> [TASK OBJECTIVE]
Return the lines below exactly, from the first line to the line that contains "plt.rcParams['font.family'] = ['Lato', 'DejaVu". Leave out pictures.

┌─ STORED DATA

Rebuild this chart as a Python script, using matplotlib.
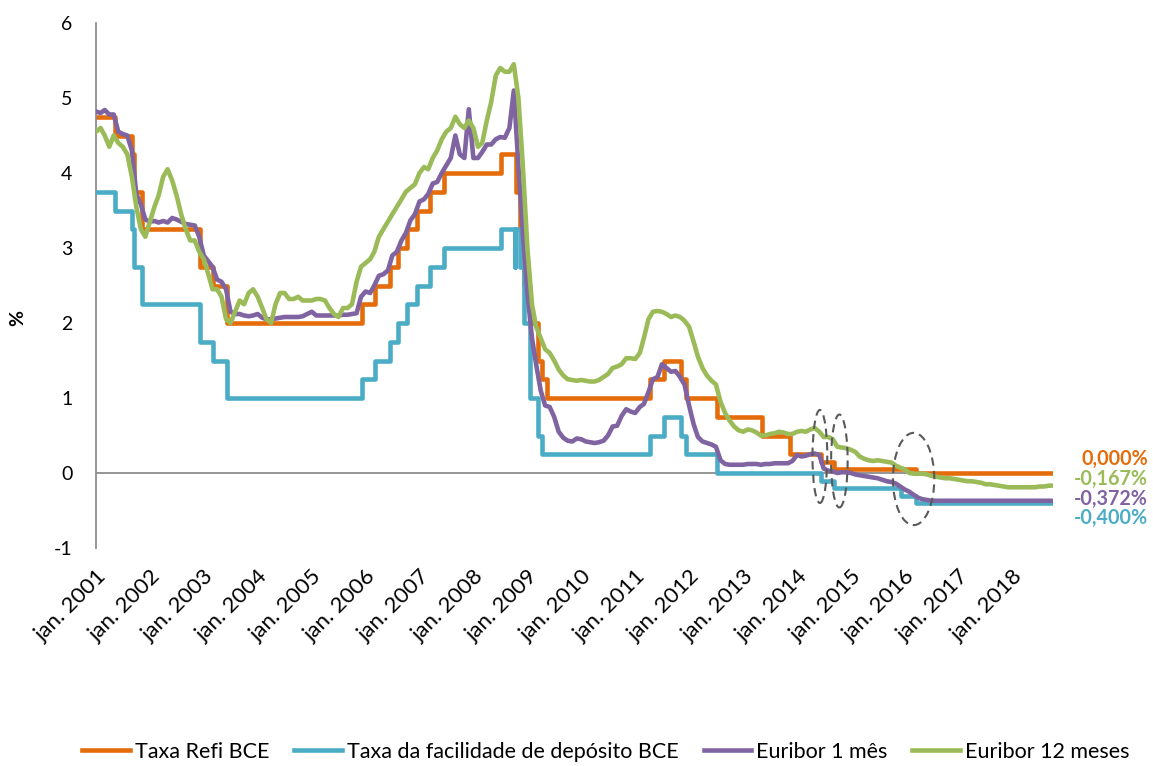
import pandas as pd
import matplotlib
matplotlib.use("Agg")
from matplotlib import pyplot as plt
from matplotlib.patches import Ellipse
import matplotlib.dates as mdates

plt.rcParams['font.family'] = ['Lato', 'DejaVu Sans']

# ---------------- data ----------------
# ECB key rates (date of change, new level in %)
refi_dates = ["2001-01-01", "2001-05-11", "2001-08-31", "2001-09-18", "2001-11-09", "2002-12-06",
              "2003-03-07", "2003-06-06", "2005-12-06", "2006-03-08", "2006-06-15", "2006-08-09",
              "2006-10-11", "2006-12-13", "2007-03-14", "2007-06-13", "2008-07-09", "2008-10-15",
              "2008-11-12", "2008-12-10", "2009-01-21", "2009-03-11", "2009-04-08", "2009-05-13",
              "2011-04-13", "2011-07-13", "2011-11-09", "2011-12-14", "2012-07-11", "2013-05-08",
              "2013-11-13", "2014-06-11", "2014-09-10", "2016-03-16", "2018-10-01"]
refi_values = [4.75, 4.50, 4.25, 3.75, 3.25, 2.75, 2.50, 2.00, 2.25, 2.50, 2.75, 3.00, 3.25, 3.50,
               3.75, 4.00, 4.25, 3.75, 3.25, 2.50, 2.00, 1.50, 1.25, 1.00, 1.25, 1.50, 1.25, 1.00,
               0.75, 0.50, 0.25, 0.15, 0.05, 0.00, 0.00]

dep_dates = ["2001-01-01", "2001-05-11", "2001-08-31", "2001-09-18", "2001-11-09", "2002-12-06",
             "2003-03-07", "2003-06-06", "2005-12-06", "2006-03-08", "2006-06-15", "2006-08-09",
             "2006-10-11", "2006-12-13", "2007-03-14", "2007-06-13", "2008-07-09", "2008-10-08",
             "2008-10-09", "2008-11-12", "2008-12-10", "2009-01-21", "2009-03-11", "2009-04-08",
             "2011-04-13", "2011-07-13", "2011-11-09", "2011-12-14", "2012-07-11", "2014-06-11",
             "2014-09-10", "2015-12-09", "2016-03-16", "2018-10-01"]
dep_values = [3.75, 3.50, 3.25, 2.75, 2.25, 1.75, 1.50, 1.00, 1.25, 1.50, 1.75, 2.00, 2.25, 2.50,
              2.75, 3.00, 3.25, 2.75, 3.25, 2.75, 2.00, 1.00, 0.50, 0.25, 0.50, 0.75, 0.50, 0.25,
              0.00, -0.10, -0.20, -0.30, -0.40, -0.40]

# Euribor, one value per month (jan. 2001 .. out. 2018)
euribor_months = pd.date_range("2001-01-01", "2018-10-01", freq="MS")

euribor_1m = [
    4.82, 4.80, 4.84, 4.78, 4.78, 4.55, 4.52, 4.50, 4.30, 3.72, 3.58, 3.38,   # 2001
    3.35, 3.36, 3.34, 3.36, 3.34, 3.40, 3.38, 3.35, 3.32, 3.31, 3.30, 3.15,   # 2002
    2.90, 2.82, 2.75, 2.58, 2.55, 2.45, 2.15, 2.12, 2.12, 2.10, 2.09, 2.10,   # 2003
    2.12, 2.07, 2.05, 2.05, 2.06, 2.07, 2.08, 2.08, 2.08, 2.08, 2.09, 2.12,   # 2004
    2.15, 2.10, 2.10, 2.10, 2.10, 2.10, 2.10, 2.11, 2.11, 2.12, 2.13, 2.35,   # 2005
    2.42, 2.40, 2.50, 2.63, 2.65, 2.70, 2.90, 2.95, 3.10, 3.20, 3.37, 3.45,   # 2006
    3.62, 3.65, 3.72, 3.86, 3.88, 4.00, 4.10, 4.20, 4.50, 4.25, 4.20, 4.85,   # 2007
    4.20, 4.20, 4.28, 4.38, 4.38, 4.45, 4.48, 4.47, 4.60, 5.10, 4.10, 3.20,   # 2008
    2.40, 1.80, 1.45, 1.10, 0.90, 0.88, 0.75, 0.55, 0.47, 0.43, 0.42, 0.46,   # 2009
    0.45, 0.42, 0.41, 0.40, 0.41, 0.43, 0.50, 0.62, 0.63, 0.76, 0.85, 0.82,   # 2010
    0.80, 0.88, 0.92, 1.08, 1.25, 1.28, 1.45, 1.40, 1.35, 1.36, 1.28, 1.18,   # 2011
    0.90, 0.65, 0.48, 0.42, 0.40, 0.38, 0.35, 0.17, 0.12, 0.11, 0.11, 0.11,   # 2012
    0.11, 0.12, 0.12, 0.12, 0.11, 0.12, 0.12, 0.13, 0.13, 0.13, 0.13, 0.16,   # 2013
    0.24, 0.22, 0.23, 0.25, 0.26, 0.24, 0.06, 0.03, 0.02, 0.00, 0.01, 0.01,   # 2014
    0.00, -0.02, -0.03, -0.04, -0.05, -0.06, -0.07, -0.09, -0.11, -0.12, -0.14, -0.18,  # 2015
    -0.22, -0.25, -0.29, -0.33, -0.35, -0.36, -0.37, -0.37, -0.37, -0.37, -0.37, -0.37,  # 2016
    -0.37, -0.37, -0.37, -0.37, -0.37, -0.37, -0.37, -0.37, -0.37, -0.37, -0.37, -0.37,  # 2017
    -0.37, -0.37, -0.37, -0.37, -0.37, -0.37, -0.37, -0.37, -0.37, -0.372,              # 2018
]

euribor_12m = [
    4.55, 4.60, 4.50, 4.35, 4.50, 4.40, 4.35, 4.25, 3.95, 3.55, 3.25, 3.15,   # 2001
    3.35, 3.55, 3.70, 3.95, 4.05, 3.90, 3.70, 3.45, 3.25, 3.10, 3.10, 2.95,   # 2002
    2.85, 2.65, 2.45, 2.45, 2.35, 2.05, 2.00, 2.15, 2.30, 2.25, 2.40, 2.45,   # 2003
    2.35, 2.20, 2.05, 2.00, 2.25, 2.40, 2.40, 2.32, 2.32, 2.35, 2.30, 2.30,   # 2004
    2.30, 2.32, 2.32, 2.30, 2.20, 2.12, 2.08, 2.20, 2.20, 2.25, 2.55, 2.75,   # 2005
    2.80, 2.85, 2.95, 3.15, 3.25, 3.35, 3.45, 3.55, 3.65, 3.75, 3.80, 3.85,   # 2006
    4.00, 4.08, 4.05, 4.20, 4.30, 4.45, 4.55, 4.60, 4.75, 4.65, 4.60, 4.70,   # 2007
    4.60, 4.35, 4.40, 4.70, 4.95, 5.30, 5.40, 5.35, 5.35, 5.45, 5.00, 4.10,   # 2008
    3.00, 2.25, 1.95, 1.80, 1.65, 1.60, 1.50, 1.38, 1.30, 1.25, 1.24, 1.23,   # 2009
    1.24, 1.23, 1.22, 1.22, 1.24, 1.28, 1.32, 1.40, 1.42, 1.45, 1.53, 1.53,   # 2010
    1.52, 1.60, 1.80, 2.05, 2.15, 2.16, 2.15, 2.12, 2.08, 2.10, 2.08, 2.03,   # 2011
    1.95, 1.75, 1.55, 1.40, 1.30, 1.23, 1.18, 0.95, 0.80, 0.70, 0.62, 0.57,   # 2012
    0.55, 0.58, 0.57, 0.54, 0.50, 0.50, 0.52, 0.53, 0.55, 0.54, 0.52, 0.52,   # 2013
    0.55, 0.56, 0.55, 0.58, 0.60, 0.55, 0.48, 0.48, 0.45, 0.35, 0.34, 0.33,   # 2014
    0.31, 0.28, 0.22, 0.19, 0.17, 0.16, 0.17, 0.16, 0.15, 0.14, 0.10, 0.07,   # 2015
    0.05, 0.00, -0.01, -0.01, -0.01, -0.02, -0.04, -0.05, -0.06, -0.07, -0.07, -0.08,  # 2016
    -0.09, -0.10, -0.11, -0.11, -0.12, -0.13, -0.15, -0.15, -0.16, -0.17, -0.18, -0.19,  # 2017
    -0.19, -0.19, -0.19, -0.19, -0.19, -0.19, -0.18, -0.18, -0.17, -0.167,              # 2018
]

series_names = ["Taxa Refi BCE", "Taxa da facilidade de depósito BCE", "Euribor 1 mês", "Euribor 12 meses"]
last_labels = ["0,000%", "-0,167%", "-0,372%", "-0,400%"]

ORANGE = "#E46C0A"
BLUE = "#4BACC6"
PURPLE = "#8064A2"
GREEN = "#9BBB59"
AXIS_GREY = "#8C8C8C"

# ---------------- plot ----------------
fig = plt.figure(figsize=(11.53, 7.66), dpi=100)
ax = fig.add_axes([96 / 1153, 1 - 548 / 766, (1053 - 96) / 1153, 525 / 766])

lw = 3.3
ax.axhline(0, color=AXIS_GREY, lw=1.3, zorder=1)
ax.plot(pd.to_datetime(refi_dates), refi_values, drawstyle="steps-post", color=ORANGE, lw=lw,
        label=series_names[0], zorder=2)
ax.plot(pd.to_datetime(dep_dates), dep_values, drawstyle="steps-post", color=BLUE, lw=lw,
        label=series_names[1], zorder=3)
ax.plot(euribor_months, euribor_1m, color=PURPLE, lw=lw, label=series_names[2], zorder=4)
ax.plot(euribor_months, euribor_12m, color=GREEN, lw=lw, label=series_names[3], zorder=5)

# dashed circles around the 2014 cuts and the 2016 cut
for centre, y, width_days, height in [("2014-06-05", 0.22, 100, 1.24),
                                      ("2014-10-15", 0.16, 112, 1.24),
                                      ("2016-03-01", -0.08, 280, 1.23)]:
    ax.add_patch(Ellipse((mdates.date2num(pd.Timestamp(centre)), y), width_days, height,
                         fill=False, ls=(0, (4, 2.5)), lw=1.5, ec="#595959", zorder=6))

ax.set_xlim(pd.Timestamp("2001-01-01"), pd.Timestamp("2018-10-01"))
ax.set_ylim(-1, 6)
ax.set_yticks(range(-1, 7))
ax.set_yticklabels([str(v) for v in range(-1, 7)], fontsize=14)

years = list(range(2001, 2019))
ax.set_xticks([pd.Timestamp(f"{y}-01-01") for y in years])
ax.set_xticklabels([f"jan. {y}" for y in years], rotation=45, ha="right",
                   rotation_mode="anchor", fontsize=16)
ax.tick_params(axis="x", length=0, pad=13)
ax.tick_params(axis="y", length=0, pad=17)

for side in ["top", "right", "bottom"]:
    ax.spines[side].set_visible(False)
ax.spines["left"].set_color(AXIS_GREY)
ax.spines["left"].set_linewidth(1.3)

fig.text(18 / 1153, 1 - 318 / 766, "%", rotation=90, fontsize=14, fontweight="bold",
         ha="center", va="center")

# end-of-period values
for label, colour, ypix in zip(last_labels, [ORANGE, GREEN, PURPLE, BLUE], [459, 479, 499, 518]):
    fig.text(1148 / 1153, 1 - ypix / 766, label, color=colour, fontsize=14.2, fontweight="bold",
             ha="right", va="center")

fig.legend(loc="center", bbox_to_anchor=(606 / 1153, 1 - 752 / 766), ncol=4, frameon=False,
           fontsize=15.5, handlelength=2.2, handletextpad=0.25, columnspacing=1.15)

fig.savefig("out.png", dpi=100)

└─

> [COMPLETE ANSWER]
Rebuild this chart as a Python script, using matplotlib.
import pandas as pd
import matplotlib
matplotlib.use("Agg")
from matplotlib import pyplot as plt
from matplotlib.patches import Ellipse
import matplotlib.dates as mdates

plt.rcParams['font.family'] = ['Lato', 'DejaVu Sans']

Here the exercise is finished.